New York City shattered its calm at 6 a.m. Tuesday when 34-year-old socialist zealot Zohran Mamdani strode into Astoria’s Frank Sinatra School to cast his vote—flanked by his artist wife—in a bid to impose radical housing schemes on every borough.
Mamdani vowed to upend property rights, bulldoze zoning rules and flood the market with government-built units. His “solution” is a top-down takeover that sidelines small landlords and punishes neighborhoods that still value private ownership.
This isn’t community planning. It’s a centralized blueprint for bureaucratic expansion. New York’s taxpayers will foot the bill. And while Mamdani talks up “affordability,” his record shows higher taxes, slower approvals and more red tape.
Across town, GOP standard-bearer Curtis Sliwa dismissed these promises as fairy tales. He’ll cast his vote later this morning—championing free-market housing, lean government and targeted incentives that spur builders instead of strangle them.
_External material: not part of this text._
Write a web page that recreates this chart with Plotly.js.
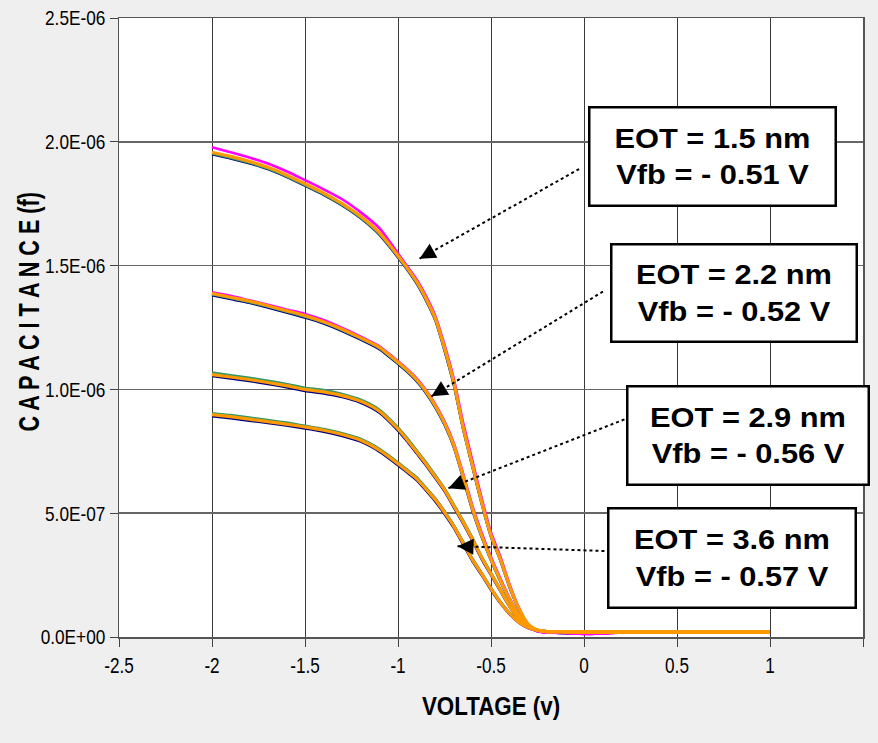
<!DOCTYPE html>
<html>
<head>
<meta charset="utf-8">
<script src="https://cdn.plot.ly/plotly-3.0.1.min.js"></script>
<style>
html,body{margin:0;padding:0;background:#efefef;}
#chart{width:878px;height:743px;}
</style>
</head>
<body>
<div id="chart"></div>
<script>
// Voltage (V)
const voltage = [-2.0,-1.9,-1.8,-1.7,-1.6,-1.5,-1.4,-1.3,-1.2,-1.1,-1.0,-0.95,-0.9,-0.85,-0.8,-0.75,-0.7,-0.65,-0.6,-0.55,-0.5,-0.45,-0.4,-0.35,-0.3,-0.25,-0.2,-0.1,0.0,0.2,0.4,0.6,0.8,1.0];

// Capacitance in units of 1E-06 F
// EOT = 1.5 nm
const eot15Orange  = [1.958,1.941,1.921,1.897,1.866,1.830,1.793,1.750,1.698,1.633,1.540,1.490,1.436,1.368,1.288,1.168,1.028,0.848,0.695,0.545,0.410,0.315,0.205,0.115,0.052,0.027,0.022,0.021,0.020,0.020,0.020,0.020,0.020,0.020];
const eot15Magenta = [1.978,1.958,1.937,1.912,1.881,1.845,1.808,1.768,1.715,1.651,1.549,1.496,1.444,1.378,1.298,1.180,1.043,0.866,0.712,0.560,0.422,0.325,0.212,0.118,0.050,0.022,0.018,0.017,0.012,0.018,0.019,0.019,0.019,0.019];
const eot15Navy    = [1.950,1.933,1.913,1.890,1.859,1.823,1.786,1.743,1.691,1.625,1.533,1.483,1.428,1.360,1.280,1.158,1.018,0.840,0.688,0.538,0.405,0.310,0.200,0.112,0.050,0.025,0.019,0.017,0.014,0.019,0.020,0.020,0.020,0.020];
const eot15Green   = [1.953,1.936,1.916,1.892,1.861,1.825,1.788,1.745,1.693,1.628,1.536,1.486,1.431,1.364,1.283,1.163,1.023,0.843,0.690,0.540,0.407,0.312,0.202,0.113,0.051,0.026,0.022,0.021,0.021,0.021,0.021,0.021,0.021,0.021];
// EOT = 2.2 nm
const eot22Orange  = [1.388,1.372,1.357,1.338,1.318,1.298,1.273,1.243,1.208,1.170,1.110,1.078,1.040,0.993,0.935,0.865,0.775,0.650,0.520,0.410,0.315,0.230,0.152,0.087,0.046,0.028,0.022,0.021,0.020,0.020,0.020,0.020,0.020,0.020];
const eot22Magenta = [1.392,1.378,1.360,1.342,1.323,1.305,1.280,1.248,1.213,1.174,1.114,1.082,1.045,0.998,0.940,0.871,0.783,0.660,0.530,0.420,0.323,0.237,0.157,0.090,0.046,0.024,0.018,0.017,0.012,0.018,0.019,0.019,0.019,0.019];
const eot22Navy    = [1.380,1.365,1.350,1.331,1.311,1.290,1.266,1.236,1.201,1.163,1.103,1.071,1.033,0.986,0.928,0.857,0.767,0.642,0.512,0.404,0.310,0.225,0.148,0.084,0.044,0.025,0.019,0.016,0.013,0.019,0.020,0.020,0.020,0.020];
const eot22Green   = [1.384,1.369,1.353,1.335,1.315,1.294,1.270,1.240,1.205,1.167,1.106,1.074,1.036,0.989,0.931,0.861,0.771,0.646,0.516,0.407,0.312,0.227,0.150,0.086,0.045,0.027,0.023,0.022,0.021,0.021,0.021,0.021,0.021,0.021];
// EOT = 2.9 nm
const eot29Orange  = [1.060,1.050,1.040,1.028,1.015,1.000,0.990,0.975,0.952,0.912,0.840,0.796,0.748,0.700,0.648,0.595,0.530,0.465,0.395,0.320,0.255,0.190,0.125,0.072,0.040,0.027,0.022,0.021,0.020,0.020,0.020,0.020,0.020,0.020];
const eot29Magenta = [1.062,1.051,1.041,1.030,1.016,1.002,0.992,0.977,0.954,0.914,0.843,0.799,0.750,0.702,0.650,0.597,0.532,0.467,0.397,0.322,0.257,0.192,0.127,0.073,0.040,0.025,0.018,0.017,0.013,0.018,0.019,0.019,0.019,0.019];
const eot29Navy    = [1.054,1.044,1.034,1.022,1.009,0.994,0.984,0.969,0.946,0.906,0.834,0.790,0.742,0.694,0.642,0.589,0.524,0.459,0.389,0.315,0.250,0.186,0.122,0.070,0.039,0.025,0.019,0.016,0.014,0.019,0.020,0.020,0.020,0.020];
const eot29Green   = [1.068,1.057,1.047,1.035,1.022,1.007,0.997,0.981,0.958,0.918,0.846,0.802,0.754,0.706,0.654,0.600,0.535,0.470,0.400,0.324,0.259,0.193,0.127,0.073,0.041,0.028,0.023,0.022,0.021,0.021,0.021,0.021,0.021,0.021];
// EOT = 3.6 nm
const eot36Orange  = [0.898,0.890,0.880,0.870,0.860,0.848,0.835,0.818,0.795,0.755,0.700,0.670,0.640,0.598,0.555,0.503,0.447,0.380,0.312,0.255,0.195,0.140,0.095,0.060,0.038,0.027,0.022,0.021,0.020,0.020,0.020,0.020,0.020,0.020];
const eot36Magenta = [0.900,0.892,0.882,0.872,0.862,0.850,0.837,0.820,0.797,0.757,0.702,0.672,0.642,0.600,0.558,0.506,0.450,0.383,0.315,0.258,0.197,0.142,0.096,0.060,0.037,0.024,0.018,0.016,0.013,0.018,0.019,0.019,0.019,0.019];
const eot36Navy    = [0.892,0.884,0.874,0.864,0.854,0.842,0.829,0.812,0.789,0.749,0.694,0.664,0.634,0.592,0.549,0.497,0.441,0.374,0.307,0.250,0.191,0.137,0.092,0.058,0.036,0.025,0.019,0.016,0.014,0.019,0.020,0.020,0.020,0.020];
const eot36Green   = [0.904,0.896,0.886,0.876,0.866,0.853,0.840,0.823,0.800,0.760,0.705,0.675,0.645,0.603,0.560,0.508,0.451,0.384,0.316,0.258,0.198,0.143,0.097,0.061,0.039,0.028,0.023,0.022,0.021,0.021,0.021,0.021,0.021,0.021];

// Tick labels
const xTickVals = [-2.5,-2,-1.5,-1,-0.5,0,0.5,1,1.5];
const xTickText = ['-2.5','-2','-1.5','-1','-0.5','0','0.5','1','1.5'];
const yTickVals = [0,0.5,1.0,1.5,2.0,2.5];
const yTickText = ['0.0E+00','5.0E-07','1.0E-06','1.5E-06','2.0E-06','2.5E-06'];

// Titles and annotation labels
const xTitle = 'VOLTAGE (v)';
const yTitleLetters = ['C','A','P','A','C','I','T','A','N','C','E'];
const yTitleUnit = '(f)';
const boxLabels = [
  ['EOT = 1.5 nm','Vfb = - 0.51 V'],
  ['EOT = 2.2 nm','Vfb = - 0.52 V'],
  ['EOT = 2.9 nm','Vfb = - 0.56 V'],
  ['EOT = 3.6 nm','Vfb = - 0.57 V']
];

const COL = {navy:'#000080', magenta:'#FF00FF', green:'#339966', orange:'#FF9900'};
const groups = [
  {navy:eot15Navy, magenta:eot15Magenta, green:eot15Green, orange:eot15Orange},
  {navy:eot22Navy, magenta:eot22Magenta, green:eot22Green, orange:eot22Orange},
  {navy:eot29Navy, magenta:eot29Magenta, green:eot29Green, orange:eot29Orange},
  {navy:eot36Navy, magenta:eot36Magenta, green:eot36Green, orange:eot36Orange}
];
const traces = [];
['navy','magenta','green','orange'].forEach(c => {
  groups.forEach(g => {
    traces.push({
      x: voltage, y: g[c], type:'scatter', mode:'lines',
      line:{color:COL[c], width: c==='orange'?3.2:2.6, shape:'spline', smoothing:0.6},
      hoverinfo:'skip', showlegend:false
    });
  });
});

const arial = '"Liberation Sans", Arial, sans-serif';

const boxes = [
  {x:0.691, y:1.942, w:244, h:96},
  {x:0.806, y:1.391, w:243, h:95},
  {x:0.882, y:0.8125, w:239, h:96},
  {x:0.796, y:0.319, w:245, h:97}
];
const arrows = [
  {x0:-0.884, y0:1.528, x1:-0.024, y1:1.891},
  {x0:-0.820, y0:0.972, x1:0.110, y1:1.399},
  {x0:-0.729, y0:0.601, x1:0.245, y1:0.887},
  {x0:-0.680, y0:0.367, x1:0.121, y1:0.347}
];
const shapes = arrows.map(a => ({
  type:'line', xref:'x', yref:'y', x0:a.x0, y0:a.y0, x1:a.x1, y1:a.y1,
  line:{color:'#000', width:2, dash:'dot'}
}));
const annotations = [];
arrows.forEach(a => {
  const dxp = (a.x1-a.x0)*186, dyp = -(a.y1-a.y0)*248;
  const L = Math.sqrt(dxp*dxp+dyp*dyp);
  annotations.push({
    x:a.x0, y:a.y0, xref:'x', yref:'y', text:'', showarrow:true,
    ax: dxp/L*17, ay: dyp/L*17, arrowhead:2, arrowsize:3.2, arrowwidth:1, arrowcolor:'#000'
  });
});
boxes.forEach((b,i) => {
  annotations.push({
    x:b.x, y:b.y, xref:'x', yref:'y', xanchor:'center', yanchor:'middle',
    text:'<b>'+boxLabels[i][0]+'<br>'+boxLabels[i][1]+'</b>',
    showarrow:false, width:b.w, height:b.h, align:'center', valign:'middle',
    bgcolor:'#ffffff', bordercolor:'#000', borderwidth:2.5, borderpad:0,
    font:{family:arial, size:28, color:'#000'}
  });
});
// y-axis title as rotated annotation
annotations.push({
  xref:'paper', yref:'paper', x:-0.122, y:0.525, xanchor:'center', yanchor:'middle',
  textangle:-90, showarrow:false,
  text:'<b>'+yTitleLetters.join(' ')+' '+yTitleUnit+'</b>',
  font:{family:arial, size:30, color:'#000'}
});

const layout = {
  width:878, height:743,
  margin:{l:119, r:15, t:18, b:106},
  paper_bgcolor:'#efefef', plot_bgcolor:'#ffffff',
  xaxis:{
    range:[-2.5,1.5], tickvals:xTickVals, ticktext:xTickText,
    showgrid:true, gridcolor:'#3a3a3a', gridwidth:1,
    showline:true, linecolor:'#555', linewidth:1.5, mirror:true,
    ticks:'outside', ticklen:8, tickcolor:'#444', tickwidth:1,
    zeroline:false, tickfont:{family:arial, size:22, color:'#000'},
    title:{text:'<b>'+xTitle+'</b>', font:{family:arial, size:26, color:'#000'}, standoff:20}
  },
  yaxis:{
    range:[0,2.5], tickvals:yTickVals, ticktext:yTickText,
    showgrid:true, gridcolor:'#666', gridwidth:1.5,
    showline:true, linecolor:'#555', linewidth:1.5, mirror:true,
    ticks:'outside', ticklen:8, tickcolor:'#444', tickwidth:1,
    zeroline:false, tickfont:{family:arial, size:21, color:'#000'}
  },
  shapes:shapes, annotations:annotations, showlegend:false
};

// horizontally condense / stretch text glyphs (keeps them as real text)
function scaleText(el, s){
  const bb = el.getBBox();
  const anchor = el.getAttribute('text-anchor') || 'start';
  let cx = bb.x + bb.width/2;
  if (anchor === 'end') cx = bb.x + bb.width;
  else if (anchor === 'start') cx = bb.x;
  const t = el.getAttribute('transform') || '';
  el.setAttribute('transform', (t+' translate('+cx+',0) scale('+s+',1) translate('+(-cx)+',0)').trim());
}
Plotly.newPlot('chart', traces, layout, {displayModeBar:false, staticPlot:true}).then(gd => {
  gd.querySelectorAll('g.xtick text').forEach(el => scaleText(el, 0.78));
  gd.querySelectorAll('g.ytick text').forEach(el => scaleText(el, 0.82));
  gd.querySelectorAll('g.g-xtitle text').forEach(el => scaleText(el, 0.86));
  gd.querySelectorAll('g.annotation text.annotation-text').forEach(el => {
    const txt = el.textContent;
    if (txt.indexOf('EOT') >= 0) scaleText(el, 1.1);
    else if (txt.indexOf('(f)') >= 0) scaleText(el, 0.72);
  });
});
</script>
</body>
</html>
Independent contender Andrew Cuomo, fresh from scandal and self-inflicted exile, also heads to the polls today. He claims to offer “practical” leadership, yet still embraces big-spending policies that hollow out budgets and deliver gridlock.
Citywide polling runs nonstop from dawn until 9 p.m. The stakes couldn’t be higher. Voters are choosing between centralized socialism, recycled scandals and a conservative path to real growth.
One side demands more government control. The other side demands accountability, market-driven solutions and safe streets. New Yorkers will decide which vision wins.